Mission, Texas — The Supreme Court this week rejected an appeal by environmental groups who sued the government, claiming officials improperly waived laws that require environmental studies before a border wall can be constructed.

Their fight isn't over. Now one of those groups is accusing government contractors of trespassing onto a private wildlife refuge.

Cell phone video recorded Monday showing land surveyors working near the U.S.-Mexico border is evidence of government contractors violating an agreement, according to the National Butterfly Center.

“I explained to him that I was with the National Butterfly Center (NBC) and I was documenting what they were doing,” said Luciano Guerra, referring to the men he caught on tape.

Guerra said he recorded the video after he noticed MDS Land Surveying Company workers placing border wall markers on private property. However, at the time of the recording the men had moved to the land next door.
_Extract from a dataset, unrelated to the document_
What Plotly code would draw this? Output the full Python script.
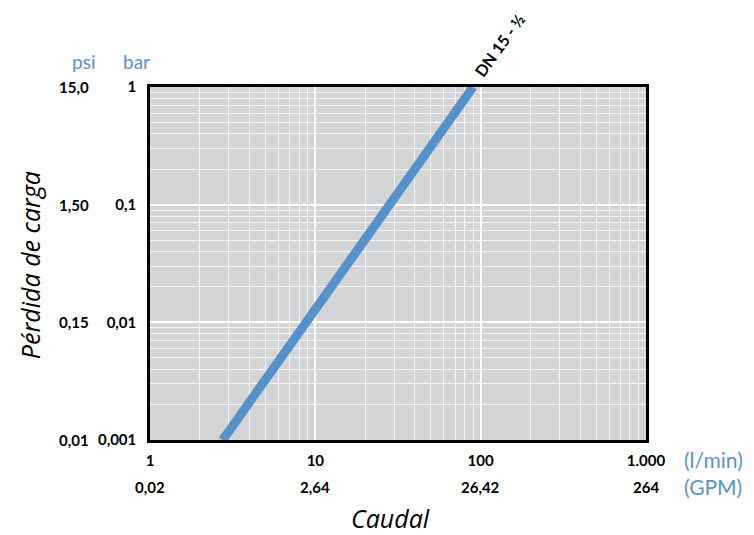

“This is where they were working,” said Guerra as he pointed to an empty lot. “They were putting in stakes like this here.”

He said he believes the wooden stakes along the levee road define where a six-mile concrete wall topped with steel bollards will be built in February. It will essentially section off 70 percent of the property into a “no man’s land."

The butterfly center claims U.S. Customs and Border Protection (CPB) is repeatedly breaching the right-of-entry agreement signed between both parties in October through the companies they contracted. That agreement states, in part, that the government will provide the owner with a 72-hour notice of surveyors intending to access the land.

“In some cases, they’re abiding by that and others they are not,” said NBC Executive Director Mariana Trevino-Wright.

CBP has not responded to this claim.

Trevino-Wright is documenting and denouncing the alleged violations to protect as much of the integrity of the refuge as possible. She says it's home to hundreds of animal and plant species.

NBC lawyers filed an appeal, arguing that the Donald Trump administration improperly waived 28 environmental laws. However, on Monday, the Supreme Court sided with the administration.

With this ruling, Trevino-Wright said she expects the lower courts to dismiss about half of their lawsuit as they try to retain leverage.

“The government has petitioned to have our lawsuits merely dismissed in effect denying us any day in court or opportunity for a hearing. And we have responded to that petition,” she said. “We’re waiting for a judge to decide.”